North Shore paving runs above the statewide average, below dense Boston-metro rates, and Swampscott's coastal lots can push higher. A typical asphalt driveway install runs about $4,500–$12,000, but ledge removal, steep grades, and tight access can drive a small Swampscott driveway well up the band. Sealcoating is usually $250–$700. A concrete driveway runs roughly $8–$18 per square foot, with permeable pavers higher. Here the cost drivers are ledge, slope, and access rather than raw square footage.

About Swampscott homes

Swampscott is a compact North Shore town in Essex County, on the ocean between Lynn and Marblehead, with about 15,125 residents across roughly 6,416 housing units. The median home is around 71 years old, so many driveways belong to the early- and mid-20th-century neighborhoods that climb the hills above the harbor and beaches.

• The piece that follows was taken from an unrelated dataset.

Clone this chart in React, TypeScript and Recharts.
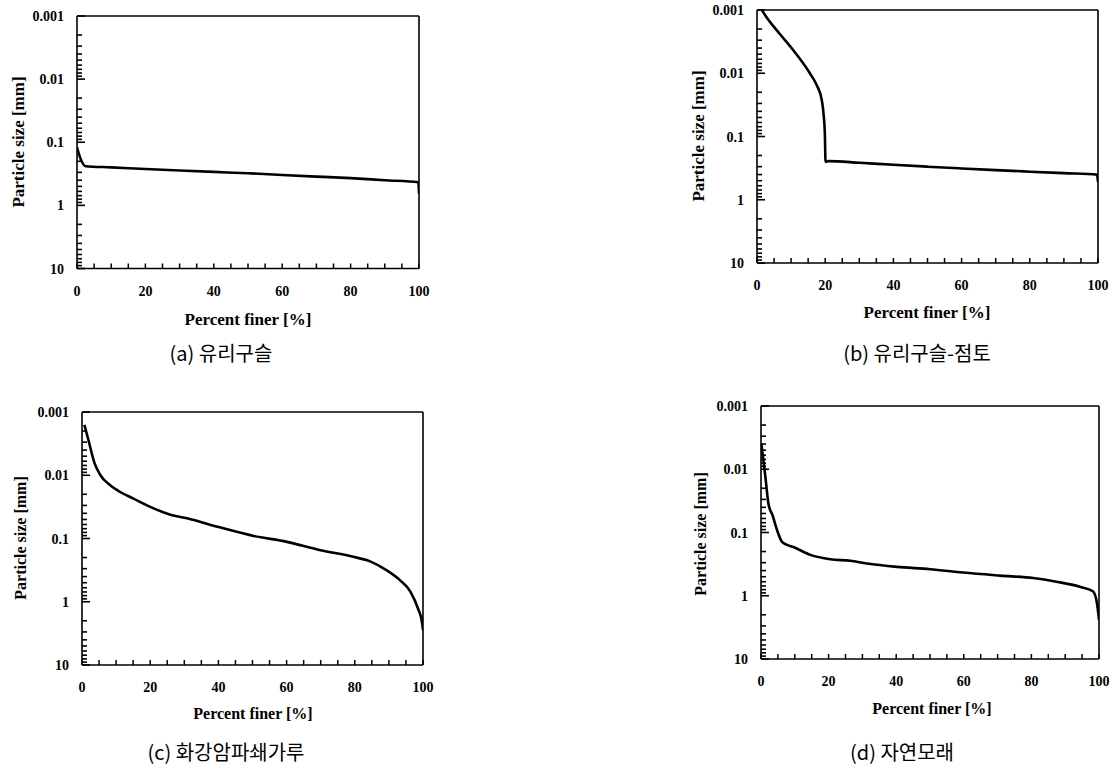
import React from 'react';
import { LineChart, Line, XAxis, YAxis, ReferenceLine } from 'recharts';

// Panel (a) 유리구슬
const percentA = [0, 1, 2.5, 10, 20, 30, 40, 50, 60, 70, 80, 90, 99.8, 100];
const sizeA = [0.12, 0.18, 0.24, 0.25, 0.265, 0.28, 0.295, 0.31, 0.33, 0.35, 0.37, 0.4, 0.43, 0.65];

// Panel (b) 유리구슬-점토
const percentB = [1.4, 3, 4.8, 6.7, 10.6, 15.5, 17.5, 19, 19.6, 19.9, 20.1, 21, 30, 40, 50, 60, 70, 80, 90, 99.7, 100];
const sizeB = [0.001, 0.00135, 0.0018, 0.0024, 0.0043, 0.01, 0.0154, 0.0265, 0.049, 0.09, 0.25, 0.245, 0.26, 0.28, 0.3, 0.32, 0.34, 0.36, 0.38, 0.4, 0.52];

// Panel (c) 화강암파쇄가루
const percentC = [0.7, 1.9, 3.7, 5.4, 8.3, 11.2, 15.1, 20, 25.9, 30.8, 40.1, 50.3, 60.1, 69.9, 79.6, 84.5, 89.4, 93.3, 96.3, 98.7, 99.6, 100];
const sizeC = [0.0016, 0.0028, 0.0065, 0.01, 0.0144, 0.0184, 0.0234, 0.0316, 0.042, 0.048, 0.066, 0.091, 0.113, 0.153, 0.195, 0.23, 0.32, 0.46, 0.69, 1.35, 1.95, 2.8];

// Panel (d) 자연모래
const percentD = [0.1, 0.6, 1.3, 2.2, 3.5, 4.7, 6.2, 7.5, 9.6, 14.6, 20.5, 26.4, 31.3, 40.2, 50, 59.8, 70.7, 80.5, 87.4, 94.3, 98.2, 99.4, 100];
const sizeD = [0.0039, 0.0064, 0.0132, 0.035, 0.055, 0.09, 0.14, 0.155, 0.17, 0.226, 0.265, 0.28, 0.31, 0.35, 0.38, 0.43, 0.48, 0.525, 0.6, 0.72, 0.85, 1.31, 2.4];

const xTicks = [0, 5, 10, 15, 20, 25, 30, 35, 40, 45, 50, 55, 60, 65, 70, 75, 80, 85, 90, 95, 100];
const yTicks = [
  0.001, 0.002, 0.003, 0.004, 0.005, 0.006, 0.007, 0.008, 0.009,
  0.01, 0.02, 0.03, 0.04, 0.05, 0.06, 0.07, 0.08, 0.09,
  0.1, 0.2, 0.3, 0.4, 0.5, 0.6, 0.7, 0.8, 0.9,
  1, 2, 3, 4, 5, 6, 7, 8, 9,
  10,
];

const xTitle = 'Percent finer [%]';
const yTitle = 'Particle size [mm]';
const captions = ['(a) 유리구슬', '(b) 유리구슬-점토', '(c) 화강암파쇄가루', '(d) 자연모래'];

const SERIF = '"Liberation Serif", "Times New Roman", serif';
const SANS = '"Noto Sans CJK KR", "Noto Sans", sans-serif';

function XTick(props: any) {
  const { x, y, payload } = props;
  const v = payload.value;
  const labeled = v % 20 === 0;
  return (
    <g>
      <path d={`M${x},${y}V${y - 5}`} stroke="#000" strokeWidth={1.5} fill="none" />
      {labeled && (
        <text x={x} y={y + 27} textAnchor="middle" fontFamily={SERIF} fontWeight="bold" fontSize={14} fill="#000">
          {v}
        </text>
      )}
    </g>
  );
}

function YTick(props: any) {
  const { x, y, payload } = props;
  const v = payload.value;
  const lg = Math.log10(v);
  const major = Math.abs(lg - Math.round(lg)) < 1e-6;
  return (
    <g>
      <path d={`M${x},${y}H${x + (major ? 8 : 5)}`} stroke="#000" strokeWidth={1.6} fill="none" />
      {major && (
        <text x={x - 13} y={y + 5} textAnchor="end" fontFamily={SERIF} fontWeight="bold" fontSize={14} fill="#000">
          {String(v)}
        </text>
      )}
    </g>
  );
}

type Box = { left: number; top: number; right: number; bottom: number };

function Panel({
  percent, size, box, xTitleAt, yTitleAt, captionAt, caption, titleSize,
}: {
  percent: number[]; size: number[]; box: Box;
  xTitleAt: [number, number]; yTitleAt: [number, number]; captionAt: [number, number];
  caption: string; titleSize: number;
}) {
  const data = percent.map((p, i) => ({ x: p, y: size[i] }));
  const padL = 70, padT = 10, padR = 20, padB = 40;
  const yW = 60, xH = 30;
  const w = box.right - box.left + padL + padR;
  const h = box.bottom - box.top + padT + padB;
  return (
    <>
      <div style={{ position: 'absolute', left: box.left - padL, top: box.top - padT }}>
        <LineChart width={w} height={h} data={data} margin={{ left: padL - yW, top: padT, right: padR, bottom: padB - xH }}>
          <XAxis
            dataKey="x" type="number" domain={[0, 100]} ticks={xTicks} interval={0}
            tickSize={0} tickMargin={0} tick={XTick} tickLine={false} height={xH}
            axisLine={{ stroke: '#000', strokeWidth: 1.6 }} allowDataOverflow
          />
          <YAxis
            type="number" scale="log" domain={[0.001, 10]} reversed ticks={yTicks} interval={0}
            tickSize={0} tickMargin={0} tick={YTick} tickLine={false} width={yW}
            axisLine={{ stroke: '#000', strokeWidth: 1.6 }} allowDataOverflow
          />
          <ReferenceLine y={0.001} stroke="#000" strokeWidth={1.6} />
          <ReferenceLine x={100} stroke="#000" strokeWidth={1.6} />
          <Line type="monotone" dataKey="y" stroke="#000" strokeWidth={2.6} dot={false} isAnimationActive={false} />
        </LineChart>
      </div>
      <div style={{
        position: 'absolute', left: xTitleAt[0], top: xTitleAt[1], transform: 'translate(-50%, -50%)',
        whiteSpace: 'nowrap', fontFamily: SERIF, fontWeight: 'bold', fontSize: titleSize, lineHeight: 1,
      }}>{xTitle}</div>
      <div style={{
        position: 'absolute', left: yTitleAt[0], top: yTitleAt[1], transform: 'translate(-50%, -50%) rotate(-90deg)',
        whiteSpace: 'nowrap', fontFamily: SERIF, fontWeight: 'bold', fontSize: titleSize, lineHeight: 1,
      }}>{yTitle}</div>
      <div style={{
        position: 'absolute', left: captionAt[0], top: captionAt[1], transform: 'translate(-50%, -50%)',
        whiteSpace: 'nowrap', fontFamily: SANS, fontSize: 20, lineHeight: 1,
      }}>{caption}</div>
    </>
  );
}

export default function App() {
  return (
    <div style={{ position: 'absolute', left: 0, top: 0, width: 1113, height: 769, background: '#fff', overflow: 'hidden' }}>
      <Panel percent={percentA} size={sizeA} box={{ left: 77, top: 15.5, right: 419, bottom: 268 }}
        xTitleAt={[248, 319]} yTitleAt={[18, 142]} captionAt={[221, 353]} caption={captions[0]} titleSize={17} />
      <Panel percent={percentB} size={sizeB} box={{ left: 757, top: 10, right: 1098, bottom: 263 }}
        xTitleAt={[927, 312]} yTitleAt={[698, 136]} captionAt={[917, 353]} caption={captions[1]} titleSize={17} />
      <Panel percent={percentC} size={sizeC} box={{ left: 82, top: 412, right: 423, bottom: 665 }}
        xTitleAt={[253, 714]} yTitleAt={[21, 538]} captionAt={[226, 752]} caption={captions[2]} titleSize={16} />
      <Panel percent={percentD} size={sizeD} box={{ left: 761, top: 406, right: 1099, bottom: 659 }}
        xTitleAt={[932, 709]} yTitleAt={[701, 534]} captionAt={[902, 752]} caption={captions[3]} titleSize={16} />
    </div>
  );
}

The coastal, rocky terrain defines the work here. Lots are often small, sloped, and underlain by ledge, so short, steep driveways and tight access are common. Salt air, freeze-thaw, and grades that shed water across the apron are the main durability challenges — drainage and proper pitch matter as much as the surface coat.

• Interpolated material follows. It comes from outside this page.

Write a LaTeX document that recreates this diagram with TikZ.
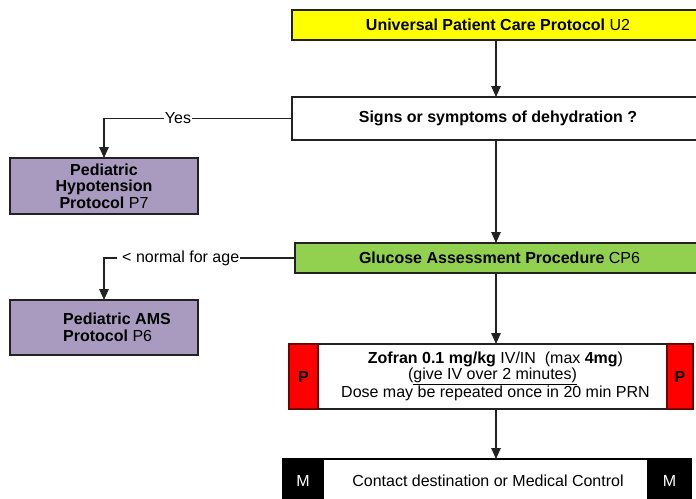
\documentclass[tikz,border=0pt]{standalone}
\usepackage{fontspec}
\setmainfont{Liberation Sans}
\usetikzlibrary{arrows.meta}
\definecolor{uyellow}{HTML}{FFFF00}
\definecolor{ugreen}{HTML}{92D050}
\definecolor{upurple}{HTML}{A99AC0}
\definecolor{ured}{HTML}{FF0000}
\definecolor{uredline}{HTML}{6E0000}
\definecolor{edgec}{HTML}{222222}
\begin{document}
\begin{tikzpicture}[x=1pt,y=-1pt,
  txt/.style={font=\fontsize{16}{16.5}\selectfont},
  box/.style={txt, draw=edgec, line width=1.3pt, inner sep=0pt, outer sep=0pt, align=center},
  pbox/.style={box, fill=ured, draw=uredline, font=\fontsize{16}{16.5}\selectfont\bfseries},
  mbox/.style={box, fill=black, draw=black, text=white},
  arr/.style={draw=edgec, line width=1.3pt, -{Triangle[width=9.5pt,length=11pt]}},
  lbl/.style={txt, fill=white, inner xsep=0.6pt, inner ysep=1pt}]
\clip (0,0) rectangle (696,498);
\fill[white] (0,0) rectangle (696,498);
\coordinate (spine) at (496,0);

% main column
\node[box, fill=uyellow, minimum width=412pt, minimum height=30pt] (u2) at (498,25)
  {\textbf{Universal Patient Care Protocol} U2};
\node[box, fill=white, minimum width=412pt, minimum height=43pt] (signs) at (498,118.5)
  {\textbf{Signs or symptoms of dehydration ?}};
\node[box, fill=ugreen, minimum width=409pt, minimum height=30pt] (gluc) at (499.5,258)
  {\textbf{Glucose Assessment Procedure} CP6};

% medication box with paramedic tabs
\node[box, fill=white, minimum width=349pt, minimum height=65pt] (zof) at (492.5,376.5)
  {\hspace{6pt}\textbf{Zofran 0.1 mg/kg} IV/IN\ \ (max \textbf{4mg})\\
   (\underline{give IV over 2 minutes)}\\
   \hspace{6pt}Dose may be repeated once in 20 min PRN};
\node[pbox, minimum width=29pt, minimum height=65pt] (pl) at (303.5,376.5) {P};
\node[pbox, minimum width=26pt, minimum height=65pt] (pr) at (680,376.5) {P};

% medical control box
\node[box, fill=white, draw=black, minimum width=325pt, minimum height=44pt] (mc) at (485.5,481)
  {\hspace{5pt}Contact destination or Medical Control};
\node[mbox, minimum width=40pt, minimum height=44pt] (ml) at (303,481) {M};
\node[mbox, minimum width=43pt, minimum height=44pt] (mr) at (669.5,481) {M};

% side protocols
\node[box, fill=upurple, minimum width=188pt, minimum height=56pt] (p7) at (104,186)
  {\textbf{Pediatric}\\\textbf{Hypotension}\\\textbf{Protocol} P7};
\node[box, fill=upurple, minimum width=188pt, minimum height=55pt] (p6) at (104,327.5) {};
\node[txt, anchor=west, align=left, inner sep=0pt] (p6label) at (63,327.5)
  {\textbf{Pediatric AMS}\\\textbf{Protocol} P6};

% connectors
\draw[arr] (u2.south -| spine) -- (signs.north -| spine);
\draw[arr] (signs.south -| spine) -- (gluc.north -| spine);
\draw[arr] (gluc.south -| spine) -- (zof.north -| spine);
\draw[arr] (zof.south -| spine) -- (mc.north -| spine);

\draw[arr] (signs.west) -| (p7.north);
\node[lbl] (yes) at (178,118) {Yes};
\draw[arr] (gluc.west) -| (p6.north);
\node[lbl, anchor=east] (low) at (240,258) {\hspace{5pt}< normal for age};
\end{tikzpicture}
\end{document}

Common questions — Paving & Driveways in Swampscott

Do I need a permit to repave or widen my driveway in Swampscott?
A straight resurface of an existing driveway usually doesn't, but a new driveway, a wider apron, or any change to the curb cut needs a permit from the Swampscott DPW. Cutting into the town road also requires a street-opening permit.
My driveway is short and steep — why is the quote high?
On Swampscott's hilly, ledge-laden lots, crews deal with grade, tight access, and sometimes rock, so even a small driveway can cost more per square foot than a flat suburban one. Proper pitch and drainage on a slope add to the work.
I'm near the beach — does the coast affect paving?
It can. Near the shore, harbor, or coastal wetlands, adding or expanding impervious surface may trigger Conservation Commission review under the Wetlands Protection Act and the town's stormwater rules. Salt and freeze-thaw also age coastal asphalt faster.
Why does my Swampscott driveway crack and heave each winter?
North Shore freeze-thaw over a thin or poorly drained base is hard on asphalt, and salt accelerates it. On a sloped lot, water running across the surface makes it worse. Rebuilding the base and fixing pitch is the durable repair.
Who owns the apron where my driveway meets the road?
The apron sits in the town right-of-way, so the DPW controls work there even though you maintain it. That's why curb-cut and street-opening permits exist — the road-side tie-in is town-regulated.